Eugenio Schuster, assistant professor of mechanical engineering and mechanics, is embracing the first challenge directly and the second indirectly.

Schuster recently received an NSF CAREER Award to study the nonlinear control of plasma, or ionized hydrogen gas, in nuclear fusion. He has helped edit two special editions of IEEE Control Systems Magazine on fusion, and has organized an NSF workshop on the modeling and control of fusion.

Nuclear fusion offers the promise of unlimited supplies of clean energy, but only if scientists and engineers can control the volatile conditions inside the fusion reactor, or tokamak, where temperatures reach 100 million degrees Celsius as isotopes of hydrogen fuse to create atoms of helium.

The long-term goal of ITER, which is a collaboration of the U.S., the European Union and five other nations, is to generate more energy than is required to heat the hydrogen plasma.

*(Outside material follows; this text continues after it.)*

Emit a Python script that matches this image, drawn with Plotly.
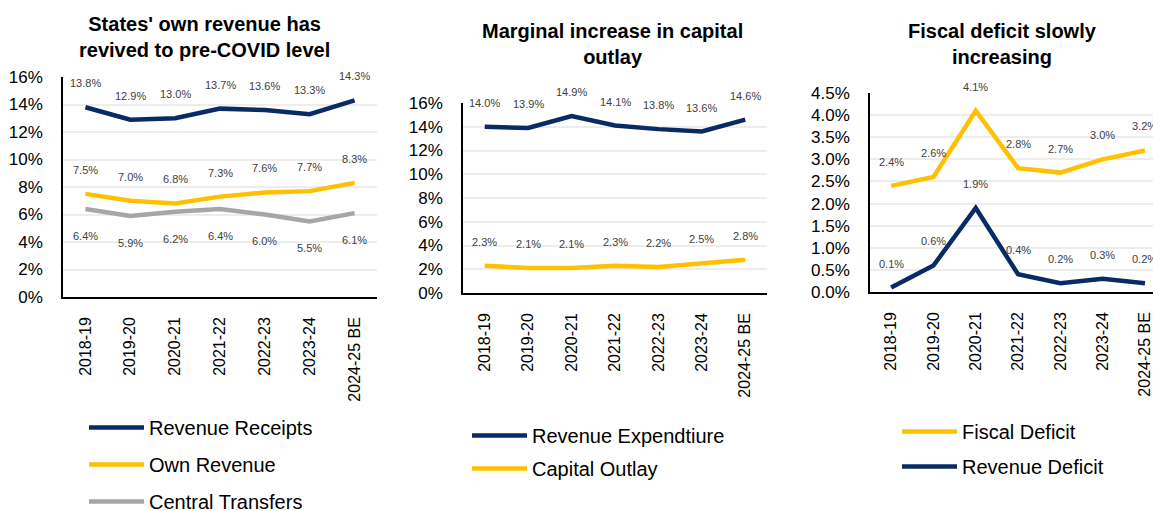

The key to achieving a high ratio of fusion energy to input energy, says Schuster, is active control systems that maintain a self-sustaining fusion reaction for long periods of time. These systems, he says, need to regulate the density, current and temperature of the plasma, to keep the plasma stable, and to confine it inside the magnetic fusion reactor. The shape of the fusion reactor and the material of which it is made are other variables with which control engineers must contend.

Schuster is working on several critical challenges in the control of fusion reactors, including stabilization of neoclassical tearing modes, current profile control, and stabilization of resistive wall modes.

He and his Lehigh students and colleagues have close ties with all three major U.S. fusion research centers – General Atomics in San Diego, the Princeton Plasma Physics Laboratory and MIT’s Plasma Science and Fusion Center. Schuster also maintains contact with ITER scientists.

ITER is projected to cost $10 billion, take 10 years to build and require several decades of tests. Experts say it could be at least 30 years before humans enjoy the fruits of fusion.

Schuster is optimistic.

“For a fusion researcher, these are really exciting times. ITER is the biggest scientific endeavor in human history, a product of 50 years of work with 30 years more to come.

“I’m very confident we will succeed. This will be something I can tell my grandchildren about.”